2. Embrace Export Opportunities: A depreciating Rupee makes Indian exports more competitive on the global stage. Startups in sectors like SaaS, IT services, deep tech, and even certain D2C brands with global appeal should actively look to expand their international customer base. Their offerings become more attractive to buyers paying in stronger currencies. This is an opportune moment for ‘global-first’ Indian tech.

3. Financial Prudence and Hedging: Founders and CFOs must become adept at managing currency risk. Implementing basic hedging strategies, even through forward contracts for anticipated dollar payments, can mitigate the impact of sudden Rupee depreciation. Reviewing international payment gateway fees and optimizing cross-border transaction costs also becomes paramount. This requires a level of financial sophistication often overlooked in the early stages of a startup’s journey.

4. Innovation in NRI Services: The push for innovative NRI deposit products could open up interesting avenues for fintech startups. Could there be opportunities to partner with banks, or develop platforms that simplify NRI investments into India, perhaps even into alternative asset classes or startup funding vehicles? This is an area ripe for creative solutions.

The Deeper Policy Context: Self-Reliance and Global Ambition

The significant jump in electronics imports, in particular, throws a spotlight on the efficacy and speed of government initiatives like the Production Linked Incentive (PLI) schemes. While these schemes are designed to boost domestic manufacturing and reduce import reliance, the June 2026 figures suggest that the impact, particularly in electronics, is yet to fully materialize at a scale that can offset burgeoning demand. This isn’t to say the schemes aren’t working, but rather that the pace of import substitution needs to accelerate dramatically to match India’s rapid digital growth and consumer demand.

This situation also underscores a broader tension: India’s ambition to be a global tech superpower while still grappling with foundational manufacturing dependencies. The government’s push for ‘Make in India’ and ‘Atmanirbhar Bharat’ (self-reliant India) isn’t merely ideological; it’s an economic imperative to reduce vulnerabilities exposed by a widening trade deficit and global supply chain shocks. For startups, aligning with these national objectives, perhaps by innovating in domestic manufacturing processes or developing locally-sourced tech, could unlock new avenues for government support and market penetration.
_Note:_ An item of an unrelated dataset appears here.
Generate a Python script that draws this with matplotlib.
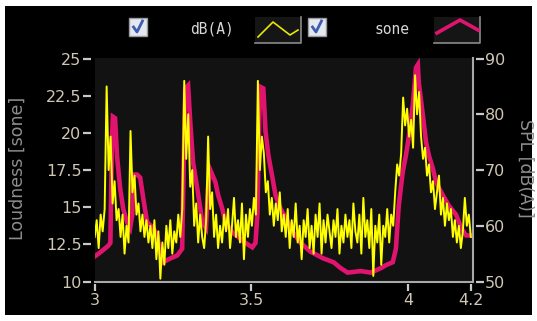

Ultimately, the interplay between global economic forces, domestic policy responses, and startup resilience will define India’s trajectory. The RBI and Finance Ministry are actively working to create a stable macroeconomic environment. It is now up to founders to not just react, but to strategically adapt, innovate, and leverage these shifts to build more robust, globally competitive businesses. The ability to navigate currency fluctuations, optimize operational costs, and seize export opportunities will differentiate the winners in the coming months.